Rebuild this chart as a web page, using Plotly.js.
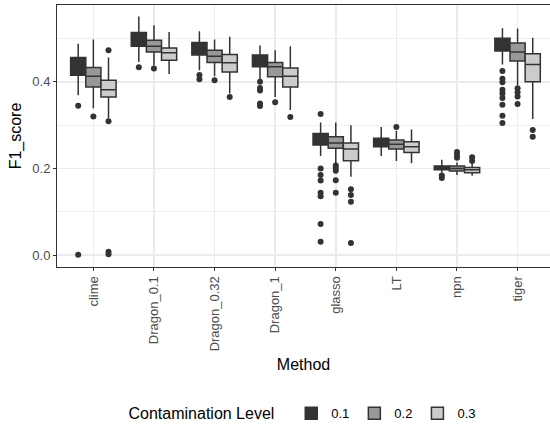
<!DOCTYPE html>
<html>
<head>
<meta charset="utf-8">
<script src="https://cdn.plot.ly/plotly-3.0.1.min.js"></script>
<style>
  html, body { margin: 0; padding: 0; overflow: hidden; background: #ffffff; }
  #chart { width: 550px; height: 431px; }
</style>
</head>
<body>
<div id="chart"></div>
<script>
// Methods on the x axis
const methods = ["clime", "Dragon_0.1", "Dragon_0.32", "Dragon_1", "glasso", "LT", "npn", "tiger"];
// Contamination levels (one box per method for each level)
const levels = ["0.1", "0.2", "0.3"];

// Box statistics of F1_score, one entry per method
const q1_01     = [0.415, 0.482, 0.462, 0.435, 0.254, 0.250, 0.197, 0.471];
const median_01 = [0.438, 0.500, 0.478, 0.450, 0.266, 0.260, 0.201, 0.487];
const q3_01     = [0.456, 0.514, 0.491, 0.462, 0.281, 0.270, 0.206, 0.501];
const lo_01     = [0.369, 0.446, 0.427, 0.404, 0.229, 0.229, 0.190, 0.440];
const hi_01     = [0.488, 0.551, 0.517, 0.484, 0.306, 0.296, 0.220, 0.524];
const out_01 = [
  [0.345, 0.001],
  [0.434],
  [0.416, 0.406],
  [0.400, 0.386, 0.380, 0.350, 0.344],
  [0.326, 0.200, 0.185, 0.172, 0.144, 0.136, 0.072, 0.031],
  [],
  [0.184, 0.178],
  [0.425, 0.407, 0.399, 0.382, 0.373, 0.363, 0.347, 0.322, 0.305]
];

const q1_02     = [0.388, 0.469, 0.445, 0.412, 0.247, 0.245, 0.194, 0.448];
const median_02 = [0.413, 0.482, 0.459, 0.435, 0.259, 0.256, 0.200, 0.469];
const q3_02     = [0.433, 0.496, 0.473, 0.445, 0.273, 0.266, 0.206, 0.490];
const lo_02     = [0.339, 0.438, 0.413, 0.365, 0.212, 0.217, 0.185, 0.392];
const hi_02     = [0.498, 0.531, 0.498, 0.473, 0.306, 0.287, 0.214, 0.523];
const out_02 = [
  [0.320],
  [0.431],
  [0.404],
  [0.353],
  [0.207, 0.201, 0.195, 0.173, 0.144],
  [0.296],
  [0.238, 0.231, 0.225],
  [0.385, 0.376, 0.366, 0.349]
];

const q1_03     = [0.365, 0.450, 0.423, 0.388, 0.218, 0.237, 0.190, 0.400];
const median_03 = [0.382, 0.467, 0.444, 0.413, 0.245, 0.250, 0.197, 0.440];
const q3_03     = [0.404, 0.478, 0.463, 0.432, 0.259, 0.262, 0.202, 0.465];
const lo_03     = [0.316, 0.418, 0.373, 0.335, 0.181, 0.212, 0.183, 0.314];
const hi_03     = [0.456, 0.515, 0.504, 0.482, 0.300, 0.290, 0.212, 0.502];
const out_03 = [
  [0.473, 0.309, 0.008, 0.002],
  [],
  [0.365],
  [0.319],
  [0.152, 0.139, 0.123, 0.028],
  [],
  [0.226, 0.217],
  [0.289, 0.273]
];

// Fill greys per contamination level
const fills = ["#333333", "#989898", "#cccccc"];
const lineColor = "#333333";
const dodge = [-0.25, 0, 0.25];
const boxWidth = 0.25;

const stats = [
  {q1: q1_01, med: median_01, q3: q3_01, lo: lo_01, hi: hi_01, out: out_01},
  {q1: q1_02, med: median_02, q3: q3_02, lo: lo_02, hi: hi_02, out: out_02},
  {q1: q1_03, med: median_03, q3: q3_03, lo: lo_03, hi: hi_03, out: out_03}
];

const traces = [];
stats.forEach((s, k) => {
  traces.push({
    type: "box",
    name: levels[k],
    x: methods.map((m, i) => i + dodge[k]),
    q1: s.q1,
    median: s.med,
    q3: s.q3,
    lowerfence: s.lo,
    upperfence: s.hi,
    width: boxWidth,
    whiskerwidth: 0,
    boxpoints: false,
    fillcolor: fills[k],
    line: {color: lineColor, width: 1.5},
    hoverinfo: "skip"
  });
});
// Outlying points, drawn at the same dodged positions
stats.forEach((s, k) => {
  const xs = [], ys = [];
  s.out.forEach((vals, i) => vals.forEach(v => { xs.push(i + dodge[k]); ys.push(v); }));
  traces.push({
    type: "scatter",
    mode: "markers",
    x: xs,
    y: ys,
    showlegend: false,
    hoverinfo: "skip",
    marker: {color: lineColor, size: 6}
  });
});

const layout = {
  width: 550,
  height: 431,
  margin: {l: 57, r: 0, t: 5, b: 164},
  paper_bgcolor: "#ffffff",
  plot_bgcolor: "#ffffff",
  font: {family: "Liberation Sans, Arial, sans-serif", color: "#000000"},
  boxmode: "overlay",
  showlegend: true,
  xaxis: {
    // the panel runs on past the right edge of the page
    range: [-0.6, 7.535],
    tickmode: "array",
    tickvals: methods.map((m, i) => i),
    ticktext: methods,
    tickangle: -90,
    ticks: "outside",
    ticklen: 3,
    tickcolor: "#333333",
    tickfont: {size: 13, color: "#4d4d4d"},
    showgrid: true,
    gridcolor: "#ebebeb",
    gridwidth: 1.5,
    zeroline: false,
    showline: true,
    mirror: true,
    linecolor: "#333333",
    linewidth: 1,
    title: {text: "Method", font: {size: 16, color: "#000000"}, standoff: 8}
  },
  yaxis: {
    range: [-0.0275, 0.5775],
    tickmode: "array",
    tickvals: [0, 0.2, 0.4],
    ticktext: ["0.0", "0.2", "0.4"],
    ticks: "outside",
    ticklen: 3,
    tickcolor: "#333333",
    tickfont: {size: 13, color: "#4d4d4d"},
    showgrid: true,
    gridcolor: "#ebebeb",
    gridwidth: 1.5,
    minor: {tickvals: [0.1, 0.3, 0.5], showgrid: true, gridcolor: "#ebebeb", gridwidth: 0.8, ticks: ""},
    zeroline: false,
    showline: true,
    mirror: false,
    linecolor: "#333333",
    linewidth: 1,
    title: {text: "F1_score", font: {size: 16, color: "#000000"}, standoff: 6}
  },
  legend: {
    orientation: "h",
    x: 0.5,
    xanchor: "center",
    y: -0.56,
    yanchor: "middle",
    title: {text: "Contamination Level  ", side: "left", font: {size: 16, color: "#000000"}},
    font: {size: 13, color: "#000000"},
    itemwidth: 30
  }
};

Plotly.newPlot("chart", traces, layout, {displayModeBar: false, staticPlot: true});
</script>
</body>
</html>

Written instruction: Extract all the data above exactly, excluding every picture.

Full answer:
Rebuild this chart as a web page, using Plotly.js.
<!DOCTYPE html>
<html>
<head>
<meta charset="utf-8">
<script src="https://cdn.plot.ly/plotly-3.0.1.min.js"></script>
<style>
  html, body { margin: 0; padding: 0; overflow: hidden; background: #ffffff; }
  #chart { width: 550px; height: 431px; }
</style>
</head>
<body>
<div id="chart"></div>
<script>
// Methods on the x axis
const methods = ["clime", "Dragon_0.1", "Dragon_0.32", "Dragon_1", "glasso", "LT", "npn", "tiger"];
// Contamination levels (one box per method for each level)
const levels = ["0.1", "0.2", "0.3"];

// Box statistics of F1_score, one entry per method
const q1_01     = [0.415, 0.482, 0.462, 0.435, 0.254, 0.250, 0.197, 0.471];
const median_01 = [0.438, 0.500, 0.478, 0.450, 0.266, 0.260, 0.201, 0.487];
const q3_01     = [0.456, 0.514, 0.491, 0.462, 0.281, 0.270, 0.206, 0.501];
const lo_01     = [0.369, 0.446, 0.427, 0.404, 0.229, 0.229, 0.190, 0.440];
const hi_01     = [0.488, 0.551, 0.517, 0.484, 0.306, 0.296, 0.220, 0.524];
const out_01 = [
  [0.345, 0.001],
  [0.434],
  [0.416, 0.406],
  [0.400, 0.386, 0.380, 0.350, 0.344],
  [0.326, 0.200, 0.185, 0.172, 0.144, 0.136, 0.072, 0.031],
  [],
  [0.184, 0.178],
  [0.425, 0.407, 0.399, 0.382, 0.373, 0.363, 0.347, 0.322, 0.305]
];

const q1_02     = [0.388, 0.469, 0.445, 0.412, 0.247, 0.245, 0.194, 0.448];
const median_02 = [0.413, 0.482, 0.459, 0.435, 0.259, 0.256, 0.200, 0.469];
const q3_02     = [0.433, 0.496, 0.473, 0.445, 0.273, 0.266, 0.206, 0.490];
const lo_02     = [0.339, 0.438, 0.413, 0.365, 0.212, 0.217, 0.185, 0.392];
const hi_02     = [0.498, 0.531, 0.498, 0.473, 0.306, 0.287, 0.214, 0.523];
const out_02 = [
  [0.320],
  [0.431],
  [0.404],
  [0.353],
  [0.207, 0.201, 0.195, 0.173, 0.144],
  [0.296],
  [0.238, 0.231, 0.225],
  [0.385, 0.376, 0.366, 0.349]
];

const q1_03     = [0.365, 0.450, 0.423, 0.388, 0.218, 0.237, 0.190, 0.400];
const median_03 = [0.382, 0.467, 0.444, 0.413, 0.245, 0.250, 0.197, 0.440];
const q3_03     = [0.404, 0.478, 0.463, 0.432, 0.259, 0.262, 0.202, 0.465];
const lo_03     = [0.316, 0.418, 0.373, 0.335, 0.181, 0.212, 0.183, 0.314];
const hi_03     = [0.456, 0.515, 0.504, 0.482, 0.300, 0.290, 0.212, 0.502];
const out_03 = [
  [0.473, 0.309, 0.008, 0.002],
  [],
  [0.365],
  [0.319],
  [0.152, 0.139, 0.123, 0.028],
  [],
  [0.226, 0.217],
  [0.289, 0.273]
];

// Fill greys per contamination level
const fills = ["#333333", "#989898", "#cccccc"];
const lineColor = "#333333";
const dodge = [-0.25, 0, 0.25];
const boxWidth = 0.25;

const stats = [
  {q1: q1_01, med: median_01, q3: q3_01, lo: lo_01, hi: hi_01, out: out_01},
  {q1: q1_02, med: median_02, q3: q3_02, lo: lo_02, hi: hi_02, out: out_02},
  {q1: q1_03, med: median_03, q3: q3_03, lo: lo_03, hi: hi_03, out: out_03}
];

const traces = [];
stats.forEach((s, k) => {
  traces.push({
    type: "box",
    name: levels[k],
    x: methods.map((m, i) => i + dodge[k]),
    q1: s.q1,
    median: s.med,
    q3: s.q3,
    lowerfence: s.lo,
    upperfence: s.hi,
    width: boxWidth,
    whiskerwidth: 0,
    boxpoints: false,
    fillcolor: fills[k],
    line: {color: lineColor, width: 1.5},
    hoverinfo: "skip"
  });
});
// Outlying points, drawn at the same dodged positions
stats.forEach((s, k) => {
  const xs = [], ys = [];
  s.out.forEach((vals, i) => vals.forEach(v => { xs.push(i + dodge[k]); ys.push(v); }));
  traces.push({
    type: "scatter",
    mode: "markers",
    x: xs,
    y: ys,
    showlegend: false,
    hoverinfo: "skip",
    marker: {color: lineColor, size: 6}
  });
});

const layout = {
  width: 550,
  height: 431,
  margin: {l: 57, r: 0, t: 5, b: 164},
  paper_bgcolor: "#ffffff",
  plot_bgcolor: "#ffffff",
  font: {family: "Liberation Sans, Arial, sans-serif", color: "#000000"},
  boxmode: "overlay",
  showlegend: true,
  xaxis: {
    // the panel runs on past the right edge of the page
    range: [-0.6, 7.535],
    tickmode: "array",
    tickvals: methods.map((m, i) => i),
    ticktext: methods,
    tickangle: -90,
    ticks: "outside",
    ticklen: 3,
    tickcolor: "#333333",
    tickfont: {size: 13, color: "#4d4d4d"},
    showgrid: true,
    gridcolor: "#ebebeb",
    gridwidth: 1.5,
    zeroline: false,
    showline: true,
    mirror: true,
    linecolor: "#333333",
    linewidth: 1,
    title: {text: "Method", font: {size: 16, color: "#000000"}, standoff: 8}
  },
  yaxis: {
    range: [-0.0275, 0.5775],
    tickmode: "array",
    tickvals: [0, 0.2, 0.4],
    ticktext: ["0.0", "0.2", "0.4"],
    ticks: "outside",
    ticklen: 3,
    tickcolor: "#333333",
    tickfont: {size: 13, color: "#4d4d4d"},
    showgrid: true,
    gridcolor: "#ebebeb",
    gridwidth: 1.5,
    minor: {tickvals: [0.1, 0.3, 0.5], showgrid: true, gridcolor: "#ebebeb", gridwidth: 0.8, ticks: ""},
    zeroline: false,
    showline: true,
    mirror: false,
    linecolor: "#333333",
    linewidth: 1,
    title: {text: "F1_score", font: {size: 16, color: "#000000"}, standoff: 6}
  },
  legend: {
    orientation: "h",
    x: 0.5,
    xanchor: "center",
    y: -0.56,
    yanchor: "middle",
    title: {text: "Contamination Level  ", side: "left", font: {size: 16, color: "#000000"}},
    font: {size: 13, color: "#000000"},
    itemwidth: 30
  }
};

Plotly.newPlot("chart", traces, layout, {displayModeBar: false, staticPlot: true});
</script>
</body>
</html>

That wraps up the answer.